Source excerpt
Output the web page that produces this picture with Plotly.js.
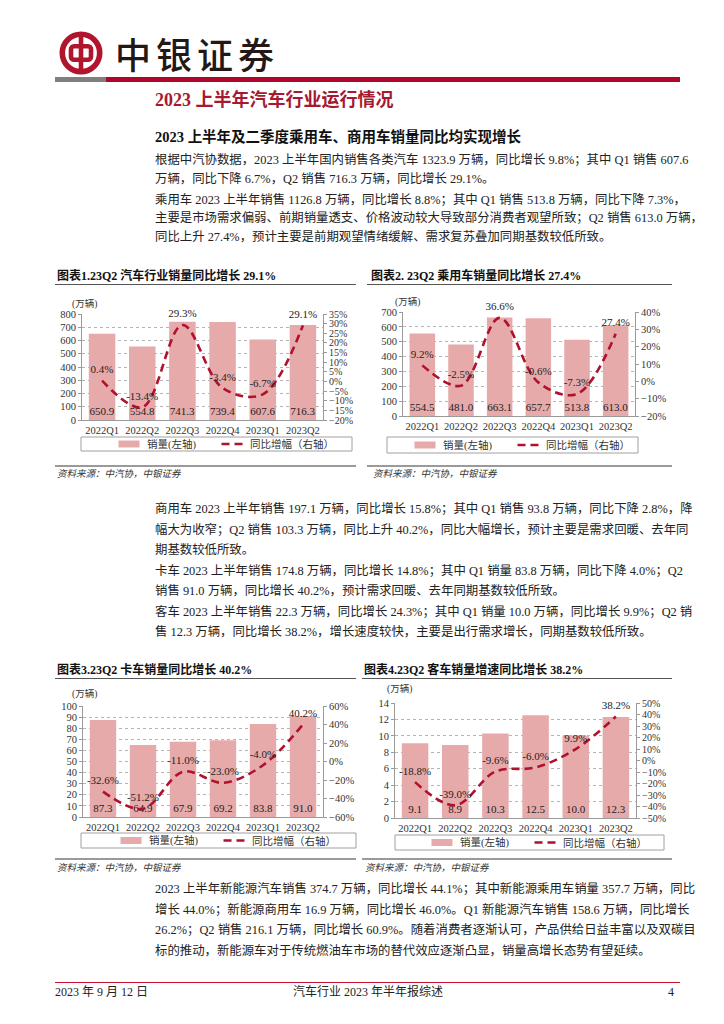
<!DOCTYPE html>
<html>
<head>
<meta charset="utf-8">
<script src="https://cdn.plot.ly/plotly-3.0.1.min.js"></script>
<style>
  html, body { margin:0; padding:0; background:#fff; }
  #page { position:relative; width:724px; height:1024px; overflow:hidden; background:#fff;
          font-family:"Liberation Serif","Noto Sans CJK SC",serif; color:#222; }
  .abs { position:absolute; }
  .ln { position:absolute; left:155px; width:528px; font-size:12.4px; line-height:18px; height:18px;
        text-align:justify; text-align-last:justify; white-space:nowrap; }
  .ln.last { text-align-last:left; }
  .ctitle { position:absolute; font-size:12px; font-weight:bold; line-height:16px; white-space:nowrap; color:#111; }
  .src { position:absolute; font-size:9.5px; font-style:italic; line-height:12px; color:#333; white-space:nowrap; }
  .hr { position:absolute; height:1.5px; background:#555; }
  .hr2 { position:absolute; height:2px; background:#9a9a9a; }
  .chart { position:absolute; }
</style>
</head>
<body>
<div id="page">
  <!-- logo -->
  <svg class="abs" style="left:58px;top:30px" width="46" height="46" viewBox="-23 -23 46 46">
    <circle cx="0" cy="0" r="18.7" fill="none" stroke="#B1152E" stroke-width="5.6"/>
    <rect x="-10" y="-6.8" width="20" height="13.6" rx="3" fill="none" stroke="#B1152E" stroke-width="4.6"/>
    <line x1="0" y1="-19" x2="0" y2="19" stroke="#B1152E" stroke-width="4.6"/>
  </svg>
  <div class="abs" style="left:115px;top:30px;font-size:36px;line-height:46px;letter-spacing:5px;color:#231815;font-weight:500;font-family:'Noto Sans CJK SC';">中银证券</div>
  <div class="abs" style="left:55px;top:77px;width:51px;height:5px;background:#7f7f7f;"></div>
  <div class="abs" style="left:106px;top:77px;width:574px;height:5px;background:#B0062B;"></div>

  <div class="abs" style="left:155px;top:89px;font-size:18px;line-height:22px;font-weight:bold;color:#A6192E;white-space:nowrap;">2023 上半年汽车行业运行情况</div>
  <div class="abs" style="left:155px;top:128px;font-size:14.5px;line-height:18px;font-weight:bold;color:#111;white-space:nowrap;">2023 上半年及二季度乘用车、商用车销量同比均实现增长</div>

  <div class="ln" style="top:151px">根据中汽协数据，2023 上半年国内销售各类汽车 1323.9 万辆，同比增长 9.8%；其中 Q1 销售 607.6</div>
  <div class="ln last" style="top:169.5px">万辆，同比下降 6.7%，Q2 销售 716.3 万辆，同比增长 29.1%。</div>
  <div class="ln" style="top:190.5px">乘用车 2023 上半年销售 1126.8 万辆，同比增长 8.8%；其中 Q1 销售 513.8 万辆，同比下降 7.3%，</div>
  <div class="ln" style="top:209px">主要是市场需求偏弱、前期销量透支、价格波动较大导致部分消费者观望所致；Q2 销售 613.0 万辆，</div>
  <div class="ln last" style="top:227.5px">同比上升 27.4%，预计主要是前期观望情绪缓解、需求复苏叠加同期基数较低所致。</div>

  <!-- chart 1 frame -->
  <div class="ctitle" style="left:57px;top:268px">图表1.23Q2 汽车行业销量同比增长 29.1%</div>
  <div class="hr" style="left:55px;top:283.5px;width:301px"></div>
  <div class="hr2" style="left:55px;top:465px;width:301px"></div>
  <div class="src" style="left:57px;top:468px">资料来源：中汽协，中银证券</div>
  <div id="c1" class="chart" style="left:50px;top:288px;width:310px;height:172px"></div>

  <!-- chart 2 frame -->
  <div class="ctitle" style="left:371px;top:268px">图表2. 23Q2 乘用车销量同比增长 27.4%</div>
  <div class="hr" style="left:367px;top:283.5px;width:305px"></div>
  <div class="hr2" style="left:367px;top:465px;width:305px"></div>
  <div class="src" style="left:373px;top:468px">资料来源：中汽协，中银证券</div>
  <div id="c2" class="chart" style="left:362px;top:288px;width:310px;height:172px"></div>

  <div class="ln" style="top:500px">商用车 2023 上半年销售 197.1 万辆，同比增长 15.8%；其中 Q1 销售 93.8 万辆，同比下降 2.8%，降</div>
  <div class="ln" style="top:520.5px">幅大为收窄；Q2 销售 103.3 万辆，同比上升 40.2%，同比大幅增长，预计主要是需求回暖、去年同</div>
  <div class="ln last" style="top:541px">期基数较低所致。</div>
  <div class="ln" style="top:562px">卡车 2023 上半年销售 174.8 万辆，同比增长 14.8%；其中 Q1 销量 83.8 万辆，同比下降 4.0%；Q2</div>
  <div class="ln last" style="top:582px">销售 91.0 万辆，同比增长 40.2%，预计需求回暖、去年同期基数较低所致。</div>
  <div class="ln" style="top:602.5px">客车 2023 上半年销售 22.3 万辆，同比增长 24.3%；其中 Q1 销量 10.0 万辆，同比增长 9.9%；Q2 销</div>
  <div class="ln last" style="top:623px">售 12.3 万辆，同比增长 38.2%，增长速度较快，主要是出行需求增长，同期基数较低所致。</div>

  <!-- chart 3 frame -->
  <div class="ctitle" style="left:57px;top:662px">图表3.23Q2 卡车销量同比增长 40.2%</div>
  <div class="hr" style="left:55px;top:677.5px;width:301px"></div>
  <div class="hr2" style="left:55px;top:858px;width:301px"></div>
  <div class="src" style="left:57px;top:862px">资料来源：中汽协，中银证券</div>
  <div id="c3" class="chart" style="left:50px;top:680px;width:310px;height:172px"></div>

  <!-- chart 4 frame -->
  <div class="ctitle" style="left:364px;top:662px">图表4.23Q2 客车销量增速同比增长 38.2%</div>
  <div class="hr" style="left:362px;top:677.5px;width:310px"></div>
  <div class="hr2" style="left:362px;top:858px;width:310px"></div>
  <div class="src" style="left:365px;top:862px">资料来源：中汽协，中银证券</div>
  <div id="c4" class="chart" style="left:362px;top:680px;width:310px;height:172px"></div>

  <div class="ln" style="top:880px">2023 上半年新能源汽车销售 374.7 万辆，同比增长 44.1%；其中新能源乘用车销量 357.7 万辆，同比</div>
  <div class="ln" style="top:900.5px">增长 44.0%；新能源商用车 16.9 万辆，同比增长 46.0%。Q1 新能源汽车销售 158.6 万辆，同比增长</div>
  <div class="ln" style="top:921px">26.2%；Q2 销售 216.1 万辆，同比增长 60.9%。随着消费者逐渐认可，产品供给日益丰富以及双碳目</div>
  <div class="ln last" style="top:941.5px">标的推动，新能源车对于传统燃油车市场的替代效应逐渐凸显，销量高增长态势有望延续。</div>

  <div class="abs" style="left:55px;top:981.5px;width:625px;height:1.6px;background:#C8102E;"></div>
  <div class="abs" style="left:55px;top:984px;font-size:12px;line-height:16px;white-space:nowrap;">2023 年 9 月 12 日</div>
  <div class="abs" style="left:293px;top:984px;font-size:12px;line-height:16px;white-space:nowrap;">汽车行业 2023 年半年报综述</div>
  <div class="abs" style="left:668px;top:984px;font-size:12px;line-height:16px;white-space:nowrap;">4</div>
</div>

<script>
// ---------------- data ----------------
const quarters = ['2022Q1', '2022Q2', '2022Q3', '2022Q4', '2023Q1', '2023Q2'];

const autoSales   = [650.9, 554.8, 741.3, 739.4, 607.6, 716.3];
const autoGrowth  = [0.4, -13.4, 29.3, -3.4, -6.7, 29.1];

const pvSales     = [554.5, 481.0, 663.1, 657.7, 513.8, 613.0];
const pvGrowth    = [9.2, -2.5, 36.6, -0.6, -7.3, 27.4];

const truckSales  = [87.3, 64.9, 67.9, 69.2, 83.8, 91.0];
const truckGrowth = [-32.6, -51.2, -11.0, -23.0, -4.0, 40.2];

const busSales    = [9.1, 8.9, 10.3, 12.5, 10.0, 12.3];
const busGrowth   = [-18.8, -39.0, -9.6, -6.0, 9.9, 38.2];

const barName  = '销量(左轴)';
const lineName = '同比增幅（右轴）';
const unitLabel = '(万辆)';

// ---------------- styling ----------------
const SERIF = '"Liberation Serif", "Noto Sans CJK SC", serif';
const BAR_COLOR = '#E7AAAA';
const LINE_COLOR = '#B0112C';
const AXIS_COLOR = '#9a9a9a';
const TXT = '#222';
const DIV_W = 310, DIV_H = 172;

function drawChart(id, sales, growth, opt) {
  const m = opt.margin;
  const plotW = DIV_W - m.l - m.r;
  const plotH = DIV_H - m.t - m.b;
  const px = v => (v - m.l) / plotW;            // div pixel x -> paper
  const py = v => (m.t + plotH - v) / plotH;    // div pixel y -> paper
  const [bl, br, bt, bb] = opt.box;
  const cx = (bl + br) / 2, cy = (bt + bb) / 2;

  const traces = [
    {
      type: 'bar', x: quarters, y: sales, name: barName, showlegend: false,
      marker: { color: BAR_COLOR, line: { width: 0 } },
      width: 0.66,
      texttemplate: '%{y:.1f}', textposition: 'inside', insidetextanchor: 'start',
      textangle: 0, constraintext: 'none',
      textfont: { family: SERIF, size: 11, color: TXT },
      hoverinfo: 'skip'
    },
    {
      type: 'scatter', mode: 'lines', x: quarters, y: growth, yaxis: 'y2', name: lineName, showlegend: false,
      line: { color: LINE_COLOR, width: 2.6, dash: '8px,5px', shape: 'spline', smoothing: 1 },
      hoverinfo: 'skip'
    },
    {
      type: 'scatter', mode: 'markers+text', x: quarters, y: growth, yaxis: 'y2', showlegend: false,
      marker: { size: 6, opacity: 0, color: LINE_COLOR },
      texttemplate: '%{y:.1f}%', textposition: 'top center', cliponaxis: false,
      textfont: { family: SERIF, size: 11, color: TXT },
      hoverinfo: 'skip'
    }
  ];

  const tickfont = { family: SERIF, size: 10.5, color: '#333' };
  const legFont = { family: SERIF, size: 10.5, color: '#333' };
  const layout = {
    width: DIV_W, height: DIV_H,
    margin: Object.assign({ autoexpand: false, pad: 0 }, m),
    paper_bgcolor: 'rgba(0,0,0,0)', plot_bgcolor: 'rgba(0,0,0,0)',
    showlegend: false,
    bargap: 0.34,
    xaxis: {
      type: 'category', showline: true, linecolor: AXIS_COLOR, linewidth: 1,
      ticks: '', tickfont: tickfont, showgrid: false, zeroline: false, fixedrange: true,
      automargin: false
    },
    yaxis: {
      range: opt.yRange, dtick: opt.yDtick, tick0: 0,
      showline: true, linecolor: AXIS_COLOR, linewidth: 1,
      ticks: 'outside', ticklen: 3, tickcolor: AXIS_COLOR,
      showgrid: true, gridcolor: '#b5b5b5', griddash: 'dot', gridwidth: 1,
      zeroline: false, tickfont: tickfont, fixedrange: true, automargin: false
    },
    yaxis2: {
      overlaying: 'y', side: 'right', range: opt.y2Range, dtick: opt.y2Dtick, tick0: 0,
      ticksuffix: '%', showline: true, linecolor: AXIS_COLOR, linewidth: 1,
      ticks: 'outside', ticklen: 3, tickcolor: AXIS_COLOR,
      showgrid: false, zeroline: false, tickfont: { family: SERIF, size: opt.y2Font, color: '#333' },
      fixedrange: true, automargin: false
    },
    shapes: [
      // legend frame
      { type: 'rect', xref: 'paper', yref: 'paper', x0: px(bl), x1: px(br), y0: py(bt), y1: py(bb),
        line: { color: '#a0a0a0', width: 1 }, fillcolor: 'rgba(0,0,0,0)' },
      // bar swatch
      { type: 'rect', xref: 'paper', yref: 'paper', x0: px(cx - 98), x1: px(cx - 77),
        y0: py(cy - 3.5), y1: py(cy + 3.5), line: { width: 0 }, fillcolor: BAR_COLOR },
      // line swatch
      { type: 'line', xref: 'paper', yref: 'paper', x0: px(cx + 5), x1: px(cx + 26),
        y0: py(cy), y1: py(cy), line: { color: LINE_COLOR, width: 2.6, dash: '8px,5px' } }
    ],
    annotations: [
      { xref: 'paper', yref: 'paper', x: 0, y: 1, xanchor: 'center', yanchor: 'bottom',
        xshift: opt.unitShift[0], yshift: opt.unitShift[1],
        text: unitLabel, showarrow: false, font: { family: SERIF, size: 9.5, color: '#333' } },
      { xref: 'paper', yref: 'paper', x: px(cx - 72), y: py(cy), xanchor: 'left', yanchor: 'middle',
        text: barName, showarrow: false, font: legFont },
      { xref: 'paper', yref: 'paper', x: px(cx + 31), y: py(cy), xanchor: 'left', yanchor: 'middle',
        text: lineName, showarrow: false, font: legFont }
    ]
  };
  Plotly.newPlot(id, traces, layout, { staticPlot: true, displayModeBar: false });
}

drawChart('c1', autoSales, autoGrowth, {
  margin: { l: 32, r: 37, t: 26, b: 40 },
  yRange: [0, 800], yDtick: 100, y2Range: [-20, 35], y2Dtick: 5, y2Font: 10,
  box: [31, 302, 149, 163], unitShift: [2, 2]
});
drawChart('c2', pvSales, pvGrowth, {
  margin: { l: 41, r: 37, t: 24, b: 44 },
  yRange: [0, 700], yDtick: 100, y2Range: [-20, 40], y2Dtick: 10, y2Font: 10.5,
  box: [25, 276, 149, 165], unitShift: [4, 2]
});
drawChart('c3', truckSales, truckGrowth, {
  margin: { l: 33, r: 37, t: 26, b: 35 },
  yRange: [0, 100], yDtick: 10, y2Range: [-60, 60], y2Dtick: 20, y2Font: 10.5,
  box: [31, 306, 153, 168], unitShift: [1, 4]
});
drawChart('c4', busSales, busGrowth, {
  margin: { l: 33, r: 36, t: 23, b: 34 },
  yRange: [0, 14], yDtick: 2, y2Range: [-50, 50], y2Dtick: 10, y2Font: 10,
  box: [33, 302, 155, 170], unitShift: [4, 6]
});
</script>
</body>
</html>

Task to carry out
Gather each line that holds "page".

Reply
Output the web page that produces this picture with Plotly.js.
  #page { position:relative; width:724px; height:1024px; overflow:hidden; background:#fff;
<div id="page">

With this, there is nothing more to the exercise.